24. A driver for a liquid crystal display device, comprising: a timing controller generating a first flicker signal and a second flicker signal; and a gate driver generating a m th gate signal and a (m+2) th gate signal using the first flicker signal and generating a (m+1) th gate signal and a (m+3) th gate signal using the second flicker signal, the m th gate signal and the (m+2) th gate signal being supplied to a m th gate line and a (m+2) th gate line, respectively, the (m+1) th gate signal and the (m+3) th gate signal being supplied to a (m+1) th gate line and a (m+3) th gate line, respectively, wherein m is a natural number.

25. The driver according to claim 24 , wherein the a timing controller generate a data signal and a control signal, the driver further comprising a data driver generating and supplying an image signal to at lease one data line using the data signal and the control signal.

26. The driver according to claim 24 , wherein the driver is a driver for a double-pixel-gate-in-panel (DGIP) liquid crystal display device.

27. The driver according to claim 24 , wherein the first flicker signal and the second flicker signal have a phase delay.

28. The driver according to claim 27 , wherein the first flicker signal and the second flicker signal have a same period, and the phase delay between the first flicker signal and the second flicker signal is a half of the period of the first flicker signal and the second flicker signal.

29. The device according to claim 24 , wherein the gate driver generates a m th original gate signal, a (m+1) th original gate signal, a (m+2) th original gate signal and a (m+3) th original gate signal, each of the original gate signals having a substantially rectangular wave shape, wherein the gate driver modulates the m th original gate signal and the (m+2) th original gate signal with the first flicker signal, and wherein the gate driver modulates the (m+1) th original gate signal and the (m+3) th original gate signal with the second flicker signal.

30. The device according to claim 29 , wherein the gate driver comprising: a pulse width modulation part generating a first clock, a second clock, a third clock, a fourth clock and a gate-high voltage; a first gate pulse modulation part generating the m th original gate signal and the (m+2) th original gate signal using the gate-high voltage, the first clock and the third clock and modulating the m th original gate signal and the (m+2) th original gate signal using the first flicker signal to generate the m th gate signal and the (m+2) th gate signal; and a second gate pulse modulation part generating the (m+1) th original gate signal and the (m+3) th original gate signal using the gate-high voltage, the second clock and the fourth clock and modulating the (m+1) th original gate signal and the (m+3) th original gate signal using the second flicker signal to generate the (m+1) th gate signal and the (m+3) th gate signal.

31. The device according to claim 24 , wherein each of the m th gate signal, the (m+1) th gate signal, the (m+2) th gate signal and the (m+3) th gate signal has a pulse shape, and has a gate-high voltage in a turn-on time section and a gate-low voltage in a turn-off time section, and wherein the turn-on time section and the turn-off time section are sequentially repeated.

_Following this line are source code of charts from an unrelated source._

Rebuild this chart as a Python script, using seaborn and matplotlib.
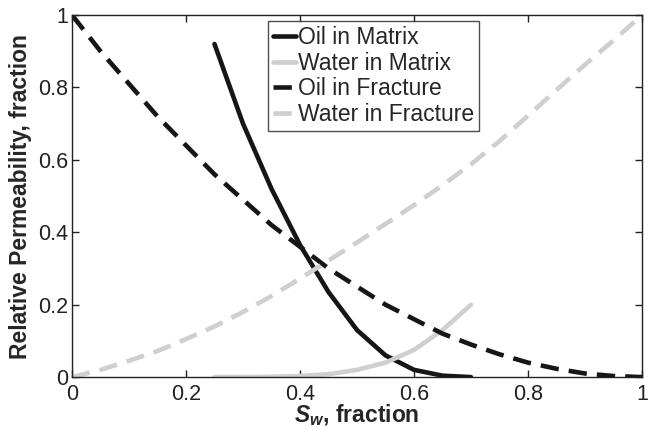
import numpy as np
import pandas as pd
import matplotlib
matplotlib.use("Agg")
import matplotlib.pyplot as plt
import seaborn as sns

# --- data ---
sw_matrix = [0.25, 0.30, 0.35, 0.40, 0.45, 0.50, 0.55, 0.60, 0.65, 0.70]
kro_matrix = [0.92, 0.70, 0.52, 0.365, 0.235, 0.13, 0.06, 0.02, 0.004, 0.0]
krw_matrix = [0.0, 0.0, 0.001, 0.003, 0.008, 0.02, 0.04, 0.075, 0.13, 0.20]

sw_frac = [0.0, 0.05, 0.10, 0.15, 0.20, 0.25, 0.30, 0.35, 0.40, 0.45, 0.50,
           0.55, 0.60, 0.65, 0.70, 0.75, 0.80, 0.85, 0.90, 0.95, 1.0]
kro_frac = [1.0, 0.90, 0.81, 0.72, 0.64, 0.56, 0.49, 0.42, 0.36, 0.30, 0.25,
            0.20, 0.16, 0.12, 0.09, 0.063, 0.04, 0.023, 0.01, 0.003, 0.0]
krw_frac = [0.0, 0.02, 0.045, 0.072, 0.105, 0.14, 0.18, 0.224, 0.272, 0.322, 0.372,
            0.423, 0.475, 0.53, 0.588, 0.652, 0.722, 0.793, 0.863, 0.93, 1.0]

series_labels = ["Oil in Matrix", "Water in Matrix", "Oil in Fracture", "Water in Fracture"]
xticks = [0, 0.2, 0.4, 0.6, 0.8, 1]
xtick_labels = ["0", "0.2", "0.4", "0.6", "0.8", "1"]
yticks = [0, 0.2, 0.4, 0.6, 0.8, 1]
ytick_labels = ["0", "0.2", "0.4", "0.6", "0.8", "1"]

sns.set_style("ticks")
plt.rcParams['font.family'] = ['Liberation Sans', 'DejaVu Sans']
plt.rcParams['mathtext.fontset'] = 'custom'
plt.rcParams['mathtext.it'] = 'Liberation Sans:italic:bold'
plt.rcParams['mathtext.rm'] = 'Liberation Sans:bold'

fig = plt.figure(figsize=(6.51, 4.30), dpi=100)
ax = fig.add_axes([0.1106, 0.123, 0.8756, 0.842])

dark = "#161616"
light = "#cfcfcf"
dash = (4.0, 2.2)

sns.lineplot(x=sw_matrix, y=kro_matrix, ax=ax, color=dark, lw=3.3, label=series_labels[0])
sns.lineplot(x=sw_matrix, y=krw_matrix, ax=ax, color=light, lw=3.3, label=series_labels[1])
sns.lineplot(x=sw_frac, y=kro_frac, ax=ax, color=dark, lw=3.3, label=series_labels[2])
sns.lineplot(x=sw_frac, y=krw_frac, ax=ax, color=light, lw=3.3, label=series_labels[3])
ax.lines[2].set_dashes(dash)
ax.lines[3].set_dashes(dash)

ax.set_xlim(0, 1)
ax.set_ylim(0, 1)
ax.set_xticks(xticks)
ax.set_xticklabels(xtick_labels)
ax.set_yticks(yticks)
ax.set_yticklabels(ytick_labels)
ax.tick_params(direction="in", top=True, right=True, labelsize=15.5, length=5, width=1, colors="#222222")
ax.tick_params(axis="x", pad=5)
ax.tick_params(axis="y", pad=3)
for s in ax.spines.values():
    s.set_visible(True)
    s.set_linewidth(1)
    s.set_color("#222222")

ax.set_xlabel(r"$S_w$, fraction", fontsize=16.5, fontweight="bold", labelpad=-2)
ax.set_ylabel("Relative Permeability, fraction", fontsize=16.5, fontweight="bold", labelpad=4)

leg = ax.legend(loc="upper left", bbox_to_anchor=(0.344, 0.983), borderaxespad=0,
                fontsize=16.5, handlelength=1.0, handletextpad=0.1, borderpad=0.2,
                labelspacing=0.12, frameon=True, fancybox=False)
leg.get_frame().set_edgecolor("#222222")
leg.get_frame().set_linewidth(1)
for line in leg.get_lines():
    line.set_linewidth(3.3)

fig.savefig("out.png", dpi=100)
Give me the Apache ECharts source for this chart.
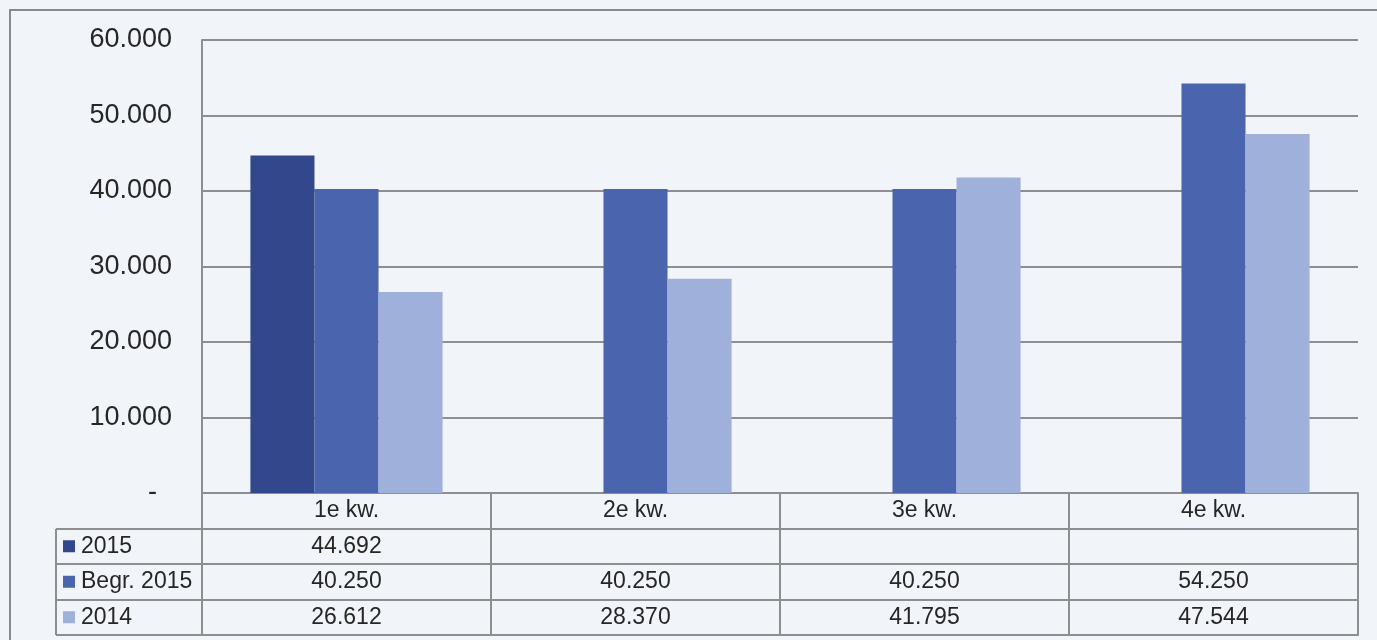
<!DOCTYPE html>
<html>
<head>
<meta charset="utf-8">
<script src="https://cdn.jsdelivr.net/npm/echarts@6/dist/echarts.min.js"></script>
<style>
  html, body { margin: 0; padding: 0; background: #f1f4f9; }
  #main { width: 1377px; height: 640px; }
</style>
</head>
<body>
<div id="main"></div>
<script>
  // data
  var categories = ['1e kw.', '2e kw.', '3e kw.', '4e kw.'];
  var seriesNames = ['2015', 'Begr. 2015', '2014'];
  var values2015 = [44692, null, null, null];
  var valuesBegr2015 = [40250, 40250, 40250, 54250];
  var values2014 = [26612, 28370, 41795, 47544];
  var yTicks = [0, 10000, 20000, 30000, 40000, 50000, 60000];

  var colors = ['#33488c', '#4a64ae', '#9fb1db'];
  var lineColor = '#8e8e8e';
  var textColor = '#262626';
  var font = 'Liberation Sans, Arial, sans-serif';

  // layout
  var gridLeft = 202, gridTop = 40, gridRight = 19, plotBottom = 493;
  var rowH = 35.5;
  var legendLeft = 56;

  function fmt(v) {
    if (v === null || v === undefined) return '';
    return String(v).replace(/\B(?=(\d{3})+(?!\d))/g, '.');
  }

  var rows = [values2015, valuesBegr2015, values2014];

  var xAxes = [{
    type: 'category',
    position: 'bottom',
    data: categories,
    axisLine: { onZero: false, lineStyle: { color: lineColor, width: 2 } },
    axisTick: { show: true, interval: 0, length: rowH, lineStyle: { color: lineColor, width: 2 } },
    axisLabel: { interval: 0, margin: 0, lineHeight: rowH, fontSize: 23, fontFamily: font, color: textColor }
  }];
  rows.forEach(function (arr, k) {
    xAxes.push({
      type: 'category',
      position: 'bottom',
      offset: Math.round((k + 1) * rowH),
      data: categories,
      axisLine: { onZero: false, lineStyle: { color: lineColor, width: 2 } },
      axisTick: { show: true, interval: 0, length: rowH, lineStyle: { color: lineColor, width: 2 } },
      axisLabel: {
        interval: 0, margin: 0, lineHeight: rowH, fontSize: 23, fontFamily: font, color: textColor,
        formatter: function (v, i) { return fmt(arr[i]); }
      }
    });
  });
  // bottom line of the table
  xAxes.push({
    type: 'category',
    position: 'bottom',
    offset: Math.round(4 * rowH),
    data: categories,
    axisLine: { onZero: false, lineStyle: { color: lineColor, width: 2 } },
    axisTick: { show: false },
    axisLabel: { show: false }
  });

  // borders of the legend column of the table
  var graphics = [{
    type: 'rect',
    shape: { x: 10, y: 10, width: 1420, height: 700 },
    style: { fill: 'none', stroke: '#8a8a8a', lineWidth: 2 },
    silent: true
  }];
  for (var r = 1; r <= 4; r++) {
    var yy = plotBottom + Math.round(r * rowH);
    graphics.push({
      type: 'line',
      shape: { x1: legendLeft, y1: yy, x2: gridLeft, y2: yy },
      style: { stroke: lineColor, lineWidth: 2 },
      silent: true
    });
  }
  graphics.push({
    type: 'line',
    shape: { x1: legendLeft, y1: plotBottom + Math.round(rowH), x2: legendLeft, y2: plotBottom + Math.round(4 * rowH) },
    style: { stroke: lineColor, lineWidth: 2 },
    silent: true
  });

  var myChart = echarts.init(document.getElementById('main'));
  var option = {
    backgroundColor: '#f1f4f9',
    animation: false,
    color: colors,
    grid: {
      left: gridLeft,
      top: gridTop,
      right: gridRight,
      bottom: 640 - plotBottom
    },
    legend: {
      data: seriesNames,
      orient: 'vertical',
      left: legendLeft + 7,
      top: plotBottom + rowH + rowH / 2 - 12,
      padding: 0,
      itemGap: rowH - 24,
      itemWidth: 12,
      itemHeight: 12,
      icon: 'rect',
      selectedMode: false,
      textStyle: { fontSize: 23, lineHeight: 24, fontFamily: font, color: textColor, padding: [0, 0, 0, 1] }
    },
    xAxis: xAxes,
    yAxis: {
      type: 'value',
      min: yTicks[0],
      max: yTicks[yTicks.length - 1],
      interval: yTicks[1] - yTicks[0],
      axisLine: { show: true, lineStyle: { color: lineColor, width: 2 } },
      axisTick: { show: false },
      splitLine: { lineStyle: { color: lineColor, width: 2 } },
      axisLabel: {
        margin: 30,
        fontSize: 27,
        fontFamily: font,
        color: textColor,
        formatter: function (v) { return v === 0 ? '-  ' : fmt(v); }
      }
    },
    graphic: graphics,
    series: [
      { name: seriesNames[0], type: 'bar', data: values2015, barGap: '0%', barCategoryGap: '33.5%' },
      { name: seriesNames[1], type: 'bar', data: valuesBegr2015, barGap: '0%', barCategoryGap: '33.5%' },
      { name: seriesNames[2], type: 'bar', data: values2014, barGap: '0%', barCategoryGap: '33.5%' }
    ]
  };
  myChart.setOption(option);
  window.addEventListener('resize', function () {
    myChart.resize();
  });
</script>
</body>
</html>
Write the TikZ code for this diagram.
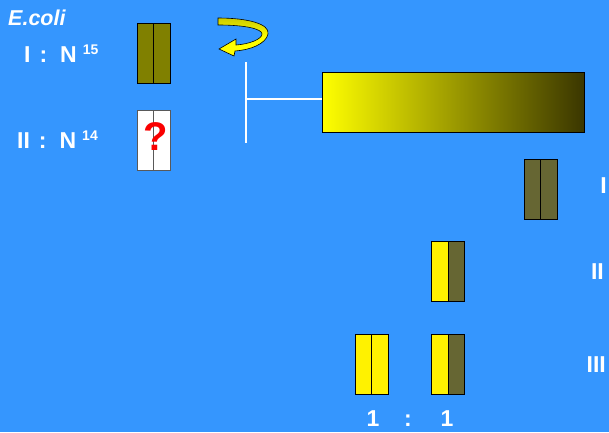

32. The device according to claim 31 , wherein the first flicker signal and the second flicker signal have a same period, wherein the m th gate signal and the (m+2) th gate signal have a time difference of the period, wherein the (m+1) th gate signal and the (m+3) th gate signal have a time difference of the period, and wherein the m th gate signal, the (m+1) th gate signal, the (m+2) th gate signal and the (m+3) th gate signal are sequentially delayed by a half of the period.

33. The device according to claim 32 , wherein the first and second flicker signals have a substantially rectangular wave shape and have a time difference of the half of the period.

34. The device according to claim 33 , wherein each of the m th gate signal, the (m+1) th gate signal, the (m+2) th gate signal and the (m+3) th gate signal has an adjusted time section at a rear portion of the turn-on time section, and wherein each of the m th gate signal, the (m+1) th gate signal, the (m+2) th gate signal and the (m+3) th gate signal at the rear portion of the turn-on time section has a voltage value lower than the gate-high voltage and higher than the gate-low voltage.